We chose to build on the web stack using Ruby and Sinatra for the sake of simplicity and familiarity. Because nothing in the discovery service is performance critical, it is feasible to use HTTP. HTTP makes it simple to deploy to a PaaS like Heroku which presumably has better uptime than any machine that we administer ourselves. Also, HTTP makes it easy for components written in different languages (Ruby, Python, and possibly others) to communicate. Similarly, responses are encoded in JSON because it is simple and easy to use across languages and platforms.
Redis is useful both because it is very fast (all data is stored in memory) and because its semantics map very well onto our discovery service. Redis instances are generally persisted by a log that is written to disk. If we were to scale this system, Redis makes it relatively easy to set up master-slave replication.
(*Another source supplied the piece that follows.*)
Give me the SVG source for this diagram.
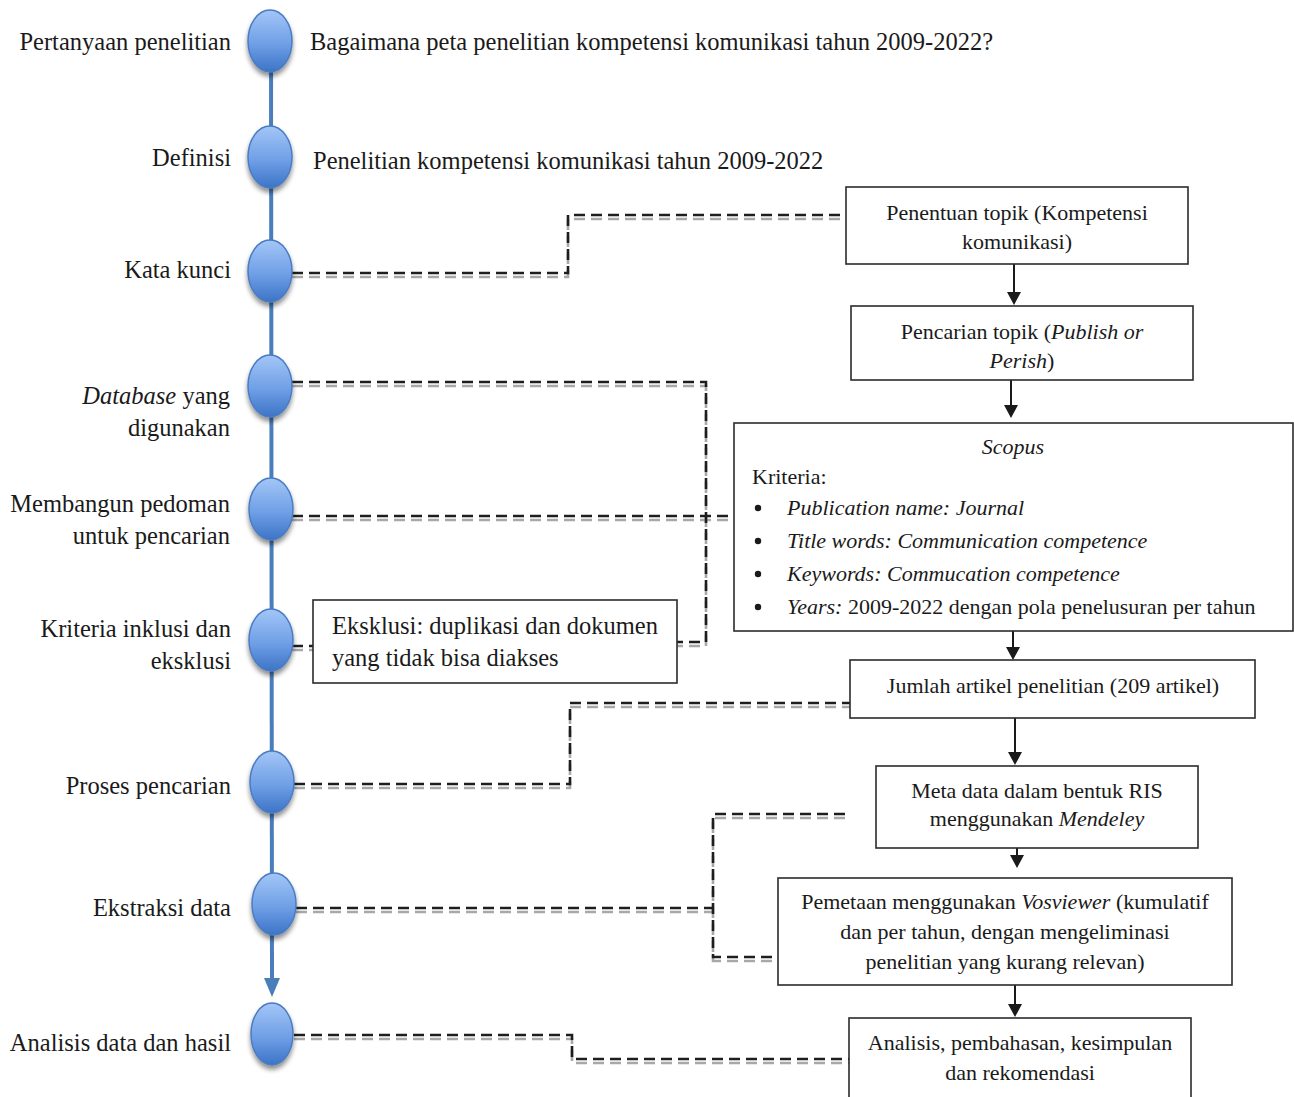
<svg xmlns="http://www.w3.org/2000/svg" xmlns:xlink="http://www.w3.org/1999/xlink" width="1294" height="1097" viewBox="0 0 1294 1097">
  <style>
    text { font-family: "Liberation Serif", "Times New Roman", serif; fill: #1a1a1a; }
    .lbl { font-size: 24.5px; text-anchor: end; }
    .q { font-size: 24.5px; }
    .bt { font-size: 22px; text-anchor: middle; }
    .it { font-style: italic; }
    .box { fill: #ffffff; stroke: #2b2b2b; stroke-width: 1.6; }
    .flow { stroke: #1a1a1a; stroke-width: 2; fill: none; }
    .head { fill: #1a1a1a; }
    .dash { fill: none; stroke: #1e1e1e; stroke-width: 2.6; stroke-dasharray: 11 6; }
    .dashs { fill: none; stroke: #a8a8a8; stroke-width: 2.6; stroke-dasharray: 11 6; }
    .node { fill: url(#bead); stroke: #4a7cc2; stroke-width: 1.5; filter: url(#sh); }
  </style>
  <defs>
    <linearGradient id="bead" x1="0" y1="0" x2="0" y2="1">
      <stop offset="0" stop-color="#a3c6f7"/>
      <stop offset="0.55" stop-color="#6f9fe6"/>
      <stop offset="1" stop-color="#3c74c6"/>
    </linearGradient>
    <filter id="sh" x="-50%" y="-50%" width="200%" height="200%">
      <feGaussianBlur in="SourceAlpha" stdDeviation="2.5"/>
      <feOffset dx="0" dy="4" result="b"/>
      <feComponentTransfer><feFuncA type="linear" slope="0.45"/></feComponentTransfer>
      <feMerge><feMergeNode/><feMergeNode in="SourceGraphic"/></feMerge>
    </filter>
    <path id="c1" d="M292 273 H568 V215 H846"/>
    <path id="c2" d="M292 382 H706 V642 H677"/>
    <path id="c3" d="M292 516 H734"/>
    <path id="c4" d="M292 646 H313"/>
    <path id="c5" d="M294 784 H570 V703 H850"/>
    <path id="c6" d="M296 908 H713"/>
    <path id="c6b" d="M845 814 H713 V957 H778"/>
    <path id="c7" d="M294 1035 H572 V1059 H849"/>
  </defs>

  <rect width="1294" height="1097" fill="#ffffff"/>

  <!-- dashed links between timeline steps and process boxes -->
  <g id="connectors">
    <g transform="translate(0,4)">
      <use xlink:href="#c1" class="dashs"/>
      <use xlink:href="#c2" class="dashs"/>
      <use xlink:href="#c3" class="dashs"/>
      <use xlink:href="#c4" class="dashs"/>
      <use xlink:href="#c5" class="dashs"/>
      <use xlink:href="#c6" class="dashs"/>
      <use xlink:href="#c6b" class="dashs"/>
      <use xlink:href="#c7" class="dashs"/>
    </g>
    <use xlink:href="#c1" class="dash"/>
    <use xlink:href="#c2" class="dash"/>
    <use xlink:href="#c3" class="dash"/>
    <use xlink:href="#c4" class="dash"/>
    <use xlink:href="#c5" class="dash"/>
    <use xlink:href="#c6" class="dash"/>
    <use xlink:href="#c6b" class="dash"/>
    <use xlink:href="#c7" class="dash"/>

    <!-- timeline spine -->
    <path d="M271 40 L272 980" stroke="#4a7ebb" stroke-width="4" fill="none"/>
    <path d="M264 978 L280 978 L272 997 Z" fill="#4a7ebb"/>

    <!-- process flow arrows -->
    <line x1="1014" y1="264" x2="1014" y2="293" class="flow"/>
    <path d="M1007 292 L1021 292 L1014 305 Z" class="head"/>
    <line x1="1011" y1="380" x2="1011" y2="406" class="flow"/>
    <path d="M1004 405 L1018 405 L1011 418 Z" class="head"/>
    <line x1="1013" y1="631" x2="1013" y2="648" class="flow"/>
    <path d="M1006 647 L1020 647 L1013 660 Z" class="head"/>
    <line x1="1015" y1="718" x2="1015" y2="753" class="flow"/>
    <path d="M1008 752 L1022 752 L1015 765 Z" class="head"/>
    <line x1="1017" y1="848" x2="1017" y2="857" class="flow"/>
    <path d="M1010 855 L1024 855 L1017 868 Z" class="head"/>
    <line x1="1015" y1="985" x2="1015" y2="1005" class="flow"/>
    <path d="M1008 1004 L1022 1004 L1015 1017 Z" class="head"/>
  </g>

  <!-- timeline steps -->
  <g id="step-pertanyaan">
    <ellipse cx="270" cy="41" rx="22" ry="31" class="node"/>
    <text x="231" y="50" class="lbl">Pertanyaan penelitian</text>
    <text x="310" y="50" class="q">Bagaimana peta penelitian kompetensi komunikasi tahun 2009-2022?</text>
  </g>
  <g id="step-definisi">
    <ellipse cx="270" cy="157" rx="22" ry="31" class="node"/>
    <text x="231" y="166" class="lbl">Definisi</text>
    <text x="313" y="169" class="q">Penelitian kompetensi komunikasi tahun 2009-2022</text>
  </g>
  <g id="step-kata-kunci">
    <ellipse cx="270" cy="271" rx="22" ry="31" class="node"/>
    <text x="231" y="278" class="lbl">Kata kunci</text>
  </g>
  <g id="step-database">
    <ellipse cx="270" cy="386" rx="22" ry="31" class="node"/>
    <text x="230" y="404" class="lbl"><tspan class="it">Database</tspan> yang</text>
    <text x="230" y="436" class="lbl">digunakan</text>
  </g>
  <g id="step-pedoman">
    <ellipse cx="271" cy="509" rx="22" ry="31" class="node"/>
    <text x="230" y="512" class="lbl">Membangun pedoman</text>
    <text x="230" y="544" class="lbl">untuk pencarian</text>
  </g>
  <g id="step-kriteria">
    <ellipse cx="271" cy="640" rx="22" ry="31" class="node"/>
    <text x="231" y="637" class="lbl">Kriteria inklusi dan</text>
    <text x="231" y="669" class="lbl">eksklusi</text>
  </g>
  <g id="step-proses">
    <ellipse cx="272" cy="782" rx="22" ry="31" class="node"/>
    <text x="231" y="794" class="lbl">Proses pencarian</text>
  </g>
  <g id="step-ekstraksi">
    <ellipse cx="274" cy="904" rx="22" ry="31" class="node"/>
    <text x="231" y="916" class="lbl">Ekstraksi data</text>
  </g>
  <g id="step-analisis">
    <ellipse cx="272" cy="1034" rx="21" ry="31" class="node"/>
    <text x="231" y="1051" class="lbl">Analisis data dan hasil</text>
  </g>

  <!-- exclusion note -->
  <g id="box-eksklusi">
    <rect x="313" y="600" width="364" height="83" class="box"/>
    <text x="332" y="634" class="q">Eksklusi: duplikasi dan dokumen</text>
    <text x="332" y="666" class="q">yang tidak bisa diakses</text>
  </g>

  <!-- process boxes -->
  <g id="box-penentuan">
    <rect x="846" y="187" width="342" height="77" class="box"/>
    <text x="1017" y="220" class="bt">Penentuan topik (Kompetensi</text>
    <text x="1017" y="249" class="bt">komunikasi)</text>
  </g>
  <g id="box-pencarian">
    <rect x="851" y="306" width="342" height="74" class="box"/>
    <text x="1022" y="339" class="bt">Pencarian topik (<tspan class="it">Publish or</tspan></text>
    <text x="1022" y="368" class="bt"><tspan class="it">Perish</tspan>)</text>
  </g>
  <g id="box-scopus">
    <rect x="734" y="423" width="559" height="208" class="box"/>
    <text x="1013" y="454" class="bt it">Scopus</text>
    <text x="752" y="484" style="font-size:22px">Kriteria:</text>
    <circle cx="758" cy="508" r="3.2" fill="#1a1a1a"/>
    <circle cx="758" cy="541" r="3.2" fill="#1a1a1a"/>
    <circle cx="758" cy="574" r="3.2" fill="#1a1a1a"/>
    <circle cx="758" cy="607" r="3.2" fill="#1a1a1a"/>
    <text x="787" y="515" style="font-size:22px" class="it">Publication name: Journal</text>
    <text x="787" y="548" style="font-size:22px" class="it">Title words: Communication competence</text>
    <text x="787" y="581" style="font-size:22px" class="it">Keywords: Commucation competence</text>
    <text x="787" y="614" style="font-size:22px"><tspan class="it">Years:</tspan> 2009-2022 dengan pola penelusuran per tahun</text>
  </g>
  <g id="box-jumlah">
    <rect x="850" y="660" width="405" height="58" class="box"/>
    <text x="1053" y="693" class="bt">Jumlah artikel penelitian (209 artikel)</text>
  </g>
  <g id="box-metadata">
    <rect x="876" y="766" width="322" height="82" class="box"/>
    <text x="1037" y="798" class="bt">Meta data dalam bentuk RIS</text>
    <text x="1037" y="826" class="bt">menggunakan <tspan class="it">Mendeley</tspan></text>
  </g>
  <g id="box-pemetaan">
    <rect x="778" y="878" width="454" height="107" class="box"/>
    <text x="1005" y="909" class="bt">Pemetaan menggunakan <tspan class="it">Vosviewer</tspan> (kumulatif</text>
    <text x="1005" y="939" class="bt">dan per tahun, dengan mengeliminasi</text>
    <text x="1005" y="969" class="bt">penelitian yang kurang relevan)</text>
  </g>
  <g id="box-analisis">
    <rect x="849" y="1018" width="342" height="90" class="box"/>
    <text x="1020" y="1050" class="bt">Analisis, pembahasan, kesimpulan</text>
    <text x="1020" y="1080" class="bt">dan rekomendasi</text>
  </g>
</svg>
We could set up multiple front-ends to process requests, and race conditions would be handled by using transactions in Redis and locks at the application level.
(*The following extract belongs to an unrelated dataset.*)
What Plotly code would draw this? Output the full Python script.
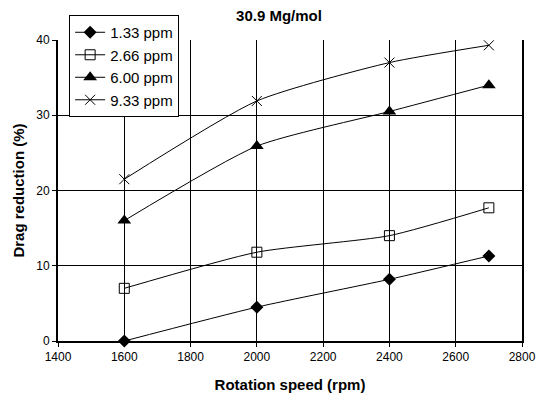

Worker registrations are really leases, since they automatically expire after a short period. We assume that workers will frequently go offline and so they must re-register at specified intervals. Similarly, tasks are merely "leased" to clients; they also expire after 24h. Individual tasks should not take longer than that to compute, and there is no reason to keep outdated tasks in memory (since they will persist in the logs anyway for future analysis).
Task IDs must be unique to ensure safety. If there were collisions, then malicious clients could cheat or disrupt the system by, say, retrieving keys that they should not have access to. To generate unique task IDs, we store a single value in Redis that contains the highest-valued ID that has been generated. To get a new ID, we simply increment this value. Keys are guaranteed to be unique because incrementing in Redis is atomic.
-
Foreman can create lots of workers, and try to use those to get keys for the data that other people are actually computing on. This would require creating a lot of clients with unique addresses.
-
An attacker could just generate lots of clients and get lots of credits, then generate fake jobs to transfer credits to just one client, who could do lots of jobs.
-
Workers can just not compute tasks. That would grind things to a halt pretty quickly. Similarly, foreman could just requests lots of tasks and get refunds for them. [3]
-
The discovery service tries to return only available workers in the task list, but may not do so. Workers are automatically removed from the pool when a foreman requests them; however, clients may be multi-threaded and want to accept multiple tasks at once. In this case, they can re-register as soon as they are contacted by a foreman. However we recognize that foreman can abuse this system by making requests for clients and not using them. (See [3]) Alternatively, we could have left workers registered by default; clients could unregister themselves as they become available by changing their TTL to -1. In practice, we would have to test the service with real users with both settings in order to see how the system responds.
-
Although the client delegation is not thread-safe, all of the methods that involve credits are. So foreman cannot cheat by trying to both validate a task and invalidate it at the same time (in order to get both a refund and the key). Also, foreman cannot try to get more workers than they're permitted by trying to request tasks in quick succession.
-
In a "live" system, we would be actively collecting statistics about who is creating jobs, not doing them, etc. We could then develop heuristics to find cheaters who are repeatedly not computing tasks or foremen who are creating jobs but not checking them. However, without real usage data, it is basically impossible to develop these kinds of counter-measures.
- You can never have too many tests...